Again. It's been a while I know. I just have been busy emo-ing bout life and stressed with uni at the moment. Gah. Though I now have a very much of a long holiday so I feel very much at ease. 4 now that is.

To carry on with my ranting, i started coming across different sorts of "I'm already gone" sort of relationships. Mainly because I hear views of people on their love life and how they are affected by it. Though on FB, I read this article by a new found friend as of this year. As worse as his life can be, he could still lift up his chin, smile, be as cheerful as possible, hiding the fact that he is so much depressed and lost inside. Somehow that feeling interest me since I have basically went through the same thing.
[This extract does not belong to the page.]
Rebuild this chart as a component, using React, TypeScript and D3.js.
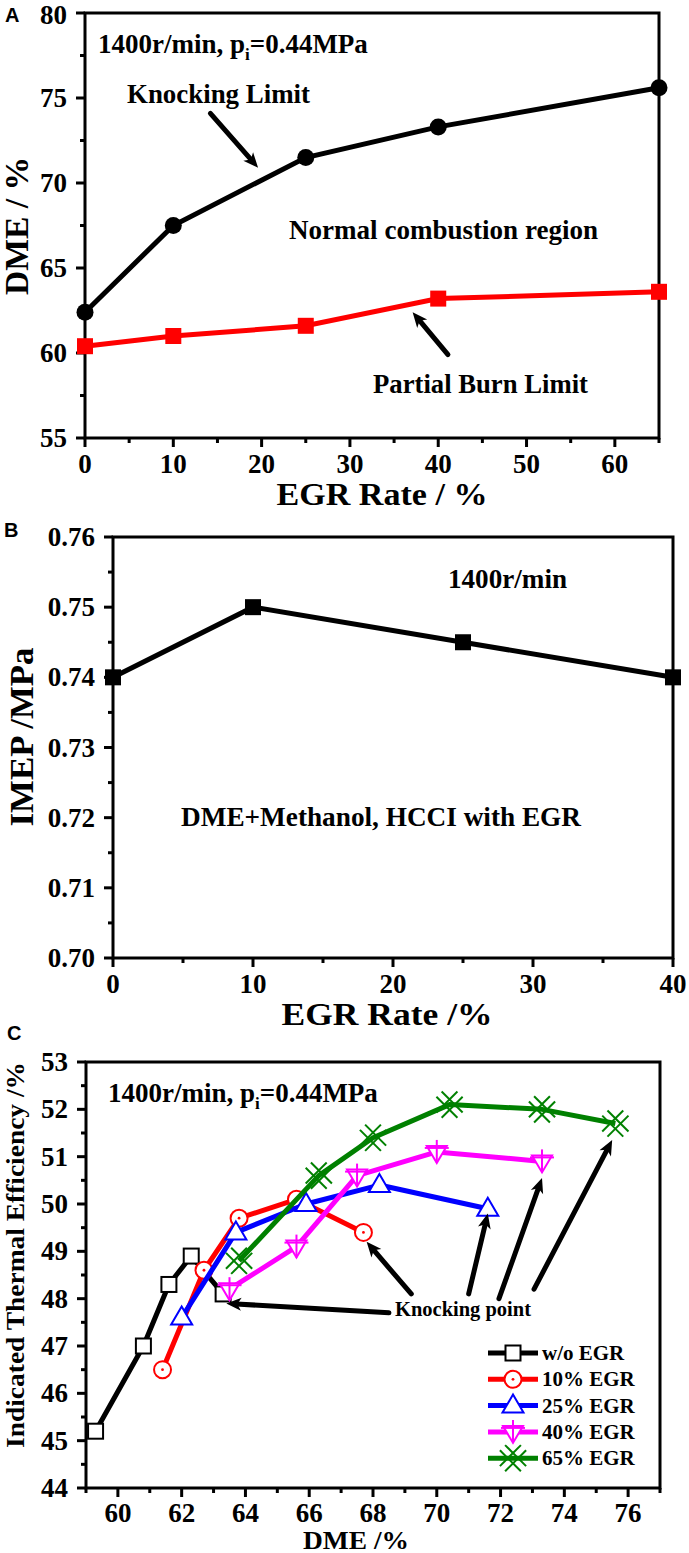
import React from 'react';
import * as d3 from 'd3';

const SERIF = "'Liberation Serif', 'Times New Roman', Times, serif";
const SANS = "'Liberation Sans', Arial, Helvetica, sans-serif";

// Panel A: DME limits vs EGR rate
const A_EGR = [0, 10, 25, 40, 65];
const A_KNOCK = [62.4, 67.5, 71.5, 73.3, 75.6];
const A_PARTIAL = [60.4, 61.0, 61.6, 63.2, 63.6];
const A_X_TICKS = [0, 10, 20, 30, 40, 50, 60];
const A_Y_TICKS = [55, 60, 65, 70, 75, 80];

// Panel B: IMEP vs EGR rate
const B_EGR = [0, 10, 25, 40];
const B_IMEP = [0.74, 0.75, 0.745, 0.74];
const B_X_TICKS = [0, 10, 20, 30, 40];
const B_Y_TICKS = [0.7, 0.71, 0.72, 0.73, 0.74, 0.75, 0.76];

// Panel C: indicated thermal efficiency vs DME
const C_WO_DME = [59.3, 60.8, 61.6, 62.3, 63.3];
const C_WO_ITE = [45.2, 47.0, 48.3, 48.9, 48.1];
const C_10_DME = [61.4, 62.7, 63.8, 65.6, 67.7];
const C_10_ITE = [46.5, 48.6, 49.7, 50.1, 49.4];
const C_25_DME = [62.0, 63.7, 65.9, 68.2, 71.6];
const C_25_ITE = [47.6, 49.4, 50.0, 50.4, 49.9];
const C_40_DME = [63.5, 65.6, 67.5, 70.0, 73.3];
const C_40_ITE = [48.2, 49.1, 50.6, 51.1, 50.9];
const C_65_DME = [63.8, 66.3, 68.0, 70.4, 73.3, 75.6];
const C_65_ITE = [48.8, 50.6, 51.4, 52.1, 52.0, 51.7];
const C_LABELS = ['w/o EGR', '10% EGR', '25% EGR', '40% EGR', '65% EGR'];
const C_X_TICKS = [60, 62, 64, 66, 68, 70, 72, 74, 76];
const C_Y_TICKS = [44, 45, 46, 47, 48, 49, 50, 51, 52, 53];

// annotation arrows, in data units: [tailX, tailY, headX, headY]
const A_ARROWS = [
  [14.2, 74.1, 19.6, 70.9],
  [41.1, 59.9, 37.1, 62.4],
];
const C_ARROWS = [
  [68.5, 47.7, 63.4, 47.9],
  [69.2, 48.1, 67.8, 49.2],
  [71.0, 48.1, 71.6, 49.8],
  [71.95, 48.0, 73.3, 50.55],
  [73.05, 48.2, 75.5, 51.35],
];

type Scale = d3.ScaleLinear<number, number>;
type Pt = { x: number; y: number };

const zip = (xs: number[], ys: number[]): Pt[] => xs.map((x, i) => ({ x, y: ys[i] }));

function Axes({ x, y, xTicks, yTicks, xMinor, yMinor, xFmt, yFmt, xLabelDy }: {
  x: Scale; y: Scale; xTicks: number[]; yTicks: number[]; xMinor: number[]; yMinor: number[];
  xFmt: (v: number) => string; yFmt: (v: number) => string; xLabelDy: number;
}) {
  const [x0, x1] = x.range();
  const [yb, yt] = y.range();
  return (
    <g fontFamily={SERIF} fontWeight="bold" fontSize={27} fill="#000">
      {xMinor.map((v) => (
        <line key={'xm' + v} x1={x(v)} x2={x(v)} y1={yb} y2={yb + 5} stroke="#000" strokeWidth={3} />
      ))}
      {xTicks.map((v) => (
        <line key={'xt' + v} x1={x(v)} x2={x(v)} y1={yb} y2={yb + 9} stroke="#000" strokeWidth={3} />
      ))}
      {yMinor.map((v) => (
        <line key={'ym' + v} x1={x0 - 5} x2={x0} y1={y(v)} y2={y(v)} stroke="#000" strokeWidth={3} />
      ))}
      {yTicks.map((v) => (
        <line key={'yt' + v} x1={x0 - 9} x2={x0} y1={y(v)} y2={y(v)} stroke="#000" strokeWidth={3} />
      ))}
      <rect x={x0} y={yt} width={x1 - x0} height={yb - yt} fill="none" stroke="#000" strokeWidth={3} />
      {xTicks.map((v) => (
        <text key={'xl' + v} x={x(v)} y={yb + xLabelDy} textAnchor="middle">{xFmt(v)}</text>
      ))}
      {yTicks.map((v) => (
        <text key={'yl' + v} x={x0 - 18} y={Math.max(y(v) + 9, 24)} textAnchor="end">{yFmt(v)}</text>
      ))}
    </g>
  );
}

function Arrow({ x1, y1, x2, y2, w = 5, len = 15, half = 6.5 }: {
  x1: number; y1: number; x2: number; y2: number; w?: number; len?: number; half?: number;
}) {
  const dx = x2 - x1, dy = y2 - y1;
  const d = Math.hypot(dx, dy);
  const ux = dx / d, uy = dy / d;
  const bx = x2 - ux * len, by = y2 - uy * len;
  const pts = [
    [x2, y2],
    [bx - uy * half, by + ux * half],
    [x2 - ux * (len - 4), y2 - uy * (len - 4)],
    [bx + uy * half, by - ux * half],
  ];
  return (
    <g>
      <line x1={x1} y1={y1} x2={x2 - ux * (len - 5)} y2={y2 - uy * (len - 5)} stroke="#000" strokeWidth={w} strokeLinecap="round" />
      <polygon points={pts.map((p) => p.join(',')).join(' ')} fill="#000" />
    </g>
  );
}

function Marker({ kind, cx, cy, color }: { kind: string; cx: number; cy: number; color: string }) {
  const sw = 2;
  switch (kind) {
    case 'dot':
      return <circle cx={cx} cy={cy} r={8.5} fill={color} />;
    case 'block':
      return <rect x={cx - 8} y={cy - 8} width={16} height={16} fill={color} />;
    case 'square':
      return <rect x={cx - 7.5} y={cy - 7.5} width={15} height={15} fill="#fff" stroke={color} strokeWidth={sw} />;
    case 'circleDot':
      return (
        <g>
          <circle cx={cx} cy={cy} r={8.5} fill="#fff" stroke={color} strokeWidth={sw} />
          <circle cx={cx} cy={cy} r={1.4} fill={color} />
        </g>
      );
    case 'triangle':
      return (
        <polygon
          points={`${cx},${cy - 11} ${cx + 10.5},${cy + 7} ${cx - 10.5},${cy + 7}`}
          fill="#fff" stroke={color} strokeWidth={sw} />
      );
    case 'triDown':
      return (
        <g stroke={color} strokeWidth={sw}>
          <polygon points={`${cx - 10},${cy - 6} ${cx + 10},${cy - 6} ${cx},${cy + 11}`} fill="#fff" />
          <line x1={cx} x2={cx} y1={cy - 12} y2={cy + 11} />
          <line x1={cx - 12} x2={cx + 12} y1={cy - 4} y2={cy - 4} />
        </g>
      );
    case 'xx': {
      const s = 10.5, o = 2.6;
      return (
        <g stroke={color} strokeWidth={sw} fill="none">
          <line x1={cx - s + o} y1={cy - s - o} x2={cx + s + o} y2={cy + s - o} />
          <line x1={cx - s - o} y1={cy - s + o} x2={cx + s - o} y2={cy + s + o} />
          <line x1={cx - s - o} y1={cy + s - o} x2={cx + s - o} y2={cy - s - o} />
          <line x1={cx - s + o} y1={cy + s + o} x2={cx + s + o} y2={cy - s + o} />
        </g>
      );
    }
    default:
      return null;
  }
}

function Label({ x, y, children, size = 27, width, anchor = 'start', rotate = false }: {
  x: number; y: number; children: React.ReactNode; size?: number; width?: number; anchor?: string; rotate?: boolean;
}) {
  return (
    <text
      transform={rotate ? `translate(${x},${y}) rotate(-90)` : undefined}
      x={rotate ? 0 : x}
      y={rotate ? 0 : y}
      fontFamily={SERIF}
      fontWeight="bold"
      fontSize={size}
      textAnchor={anchor}
      textLength={width}
      lengthAdjust={width ? 'spacingAndGlyphs' : undefined}
      fill="#000"
    >
      {children}
    </text>
  );
}

function PanelA() {
  const x = d3.scaleLinear().domain([0, 65]).range([85, 659]);
  const y = d3.scaleLinear().domain([55, 80]).range([438, 13]);
  const line = d3.line<Pt>().x((d) => x(d.x)).y((d) => y(d.y));
  const knock = zip(A_EGR, A_KNOCK);
  const partial = zip(A_EGR, A_PARTIAL);
  return (
    <g>
      <text x={5} y={22} fontFamily={SANS} fontWeight="bold" fontSize={20}>A</text>
      <Axes x={x} y={y} xTicks={A_X_TICKS} yTicks={A_Y_TICKS}
        xMinor={d3.range(5, 66, 10)} yMinor={d3.range(57.5, 80, 5)}
        xFmt={(v) => String(v)} yFmt={(v) => String(v)} xLabelDy={35} />
      <path d={line(partial) ?? ''} fill="none" stroke="#ff0000" strokeWidth={5} />
      <path d={line(knock) ?? ''} fill="none" stroke="#000" strokeWidth={5} />
      {partial.map((d, i) => <Marker key={'p' + i} kind="block" cx={x(d.x)} cy={y(d.y)} color="#ff0000" />)}
      {knock.map((d, i) => <Marker key={'k' + i} kind="dot" cx={x(d.x)} cy={y(d.y)} color="#000" />)}
      {A_ARROWS.map((a, i) => <Arrow key={i} x1={x(a[0])} y1={y(a[1])} x2={x(a[2])} y2={y(a[3])} />)}
      <Label x={98} y={53}>
        1400r/min, p<tspan fontSize={17} dy={7}>i</tspan><tspan dy={-7}>=0.44MPa</tspan>
      </Label>
      <Label x={127} y={103} width={183}>Knocking Limit</Label>
      <Label x={289} y={239} width={309}>Normal combustion region</Label>
      <Label x={373} y={393} width={215}>Partial Burn Limit</Label>
      <Label x={28} y={226} size={33} width={138} anchor="middle" rotate>DME / %</Label>
      <Label x={382} y={505} size={32} width={211} anchor="middle">EGR Rate / %</Label>
    </g>
  );
}

function PanelB() {
  const x = d3.scaleLinear().domain([0, 40]).range([113, 673]);
  const y = d3.scaleLinear().domain([0.7, 0.76]).range([958, 537]);
  const line = d3.line<Pt>().x((d) => x(d.x)).y((d) => y(d.y));
  const imep = zip(B_EGR, B_IMEP);
  return (
    <g>
      <text x={4} y={537} fontFamily={SANS} fontWeight="bold" fontSize={20}>B</text>
      <Axes x={x} y={y} xTicks={B_X_TICKS} yTicks={B_Y_TICKS}
        xMinor={d3.range(5, 40, 10)} yMinor={d3.range(0.705, 0.76, 0.01)}
        xFmt={(v) => String(v)} yFmt={(v) => v.toFixed(2)} xLabelDy={35} />
      <path d={line(imep) ?? ''} fill="none" stroke="#000" strokeWidth={5} />
      {imep.map((d, i) => <Marker key={i} kind="block" cx={x(d.x)} cy={y(d.y)} color="#000" />)}
      <Label x={448} y={588} width={119}>1400r/min</Label>
      <Label x={181} y={826} width={400}>DME+Methanol, HCCI with EGR</Label>
      <Label x={33} y={737} size={34} width={179} anchor="middle" rotate>IMEP /MPa</Label>
      <Label x={387} y={1025} size={31} width={211} anchor="middle">EGR Rate /%</Label>
    </g>
  );
}

function PanelC() {
  const x = d3.scaleLinear().domain([59, 77]).range([86, 660]);
  const y = d3.scaleLinear().domain([44, 53]).range([1488, 1062]);
  const line = d3.line<Pt>().x((d) => x(d.x)).y((d) => y(d.y));
  const series = [
    { label: C_LABELS[0], data: zip(C_WO_DME, C_WO_ITE), color: '#000000', kind: 'square' },
    { label: C_LABELS[1], data: zip(C_10_DME, C_10_ITE), color: '#ff0000', kind: 'circleDot' },
    { label: C_LABELS[2], data: zip(C_25_DME, C_25_ITE), color: '#0000ff', kind: 'triangle' },
    { label: C_LABELS[3], data: zip(C_40_DME, C_40_ITE), color: '#ff00ff', kind: 'triDown' },
    { label: C_LABELS[4], data: zip(C_65_DME, C_65_ITE), color: '#008000', kind: 'xx' },
  ];
  const legendY = (i: number) => 1353 + i * 26.3;
  return (
    <g>
      <text x={7} y={1040} fontFamily={SANS} fontWeight="bold" fontSize={20}>C</text>
      <Axes x={x} y={y} xTicks={C_X_TICKS} yTicks={C_Y_TICKS}
        xMinor={d3.range(59, 78, 2)} yMinor={d3.range(44.5, 53, 1)}
        xFmt={(v) => String(v)} yFmt={(v) => String(v)} xLabelDy={34} />
      {series.map((s) => (
        <g key={s.label}>
          <path d={line(s.data) ?? ''} fill="none" stroke={s.color} strokeWidth={5} strokeLinejoin="round" />
          {s.data.map((d, i) => <Marker key={i} kind={s.kind} cx={x(d.x)} cy={y(d.y)} color={s.color} />)}
        </g>
      ))}
      {C_ARROWS.map((a, i) => <Arrow key={i} x1={x(a[0])} y1={y(a[1])} x2={x(a[2])} y2={y(a[3])} />)}
      <Label x={395} y={1316} size={21} width={136}>Knocking point</Label>
      <Label x={108} y={1102}>
        1400r/min, p<tspan fontSize={17} dy={7}>i</tspan><tspan dy={-7}>=0.44MPa</tspan>
      </Label>
      {series.map((s, i) => (
        <g key={'lg' + s.label}>
          <line x1={488} x2={538} y1={legendY(i)} y2={legendY(i)} stroke={s.color} strokeWidth={5} />
          <Marker kind={s.kind} cx={513} cy={legendY(i)} color={s.color} />
          <Label x={542} y={legendY(i) + 7} size={21}>{s.label}</Label>
        </g>
      ))}
      <Label x={24} y={1255} size={26} width={386} anchor="middle" rotate>Indicated Thermal Efficiency /%</Label>
      <Label x={356} y={1549} size={25} width={106} anchor="middle">DME /%</Label>
    </g>
  );
}

export default function App() {
  return (
    <div style={{ position: 'absolute', left: 0, top: 0 }}>
      <svg width={689} height={1553} style={{ display: 'block', background: '#fff' }}>
        <PanelA />
        <PanelB />
        <PanelC />
      </svg>
    </div>
  );
}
A love that is very much gone from my life and the fact I can't change a thing about it.


He lost his love with a sickness I'm guessing. She went home with the lord as of end of August of this year. Who could actually thought one can go through with this with such a calm pace?

It kinda made me want to cry as I come across that article but as cold as I am with these things I think I am use to holding it in due to the pain I basically went through these past 3 years.

I'm sure he misses her the most. The were still an item until the very end.

Though our situation is not totally the same, I still somewhat understood how he feels. The feeling of not being able 2 do anything for his loved one just to save her.

I learn something from him though by reading his notes.

"Love is magnificent. When you do something without expect anything else in return at all. That is all that matters. Allah loves this."

Made me smile and I know that is all true.

 I am scared as heck to try again. Though if my fate is to love you all my life till I die then so be it. I won't expect anything else. Whatever I did, I hope you understand that I did so cause I think it is for the best for the both of us.

You will always be my shining star dear. Always know that. And all the best in everything!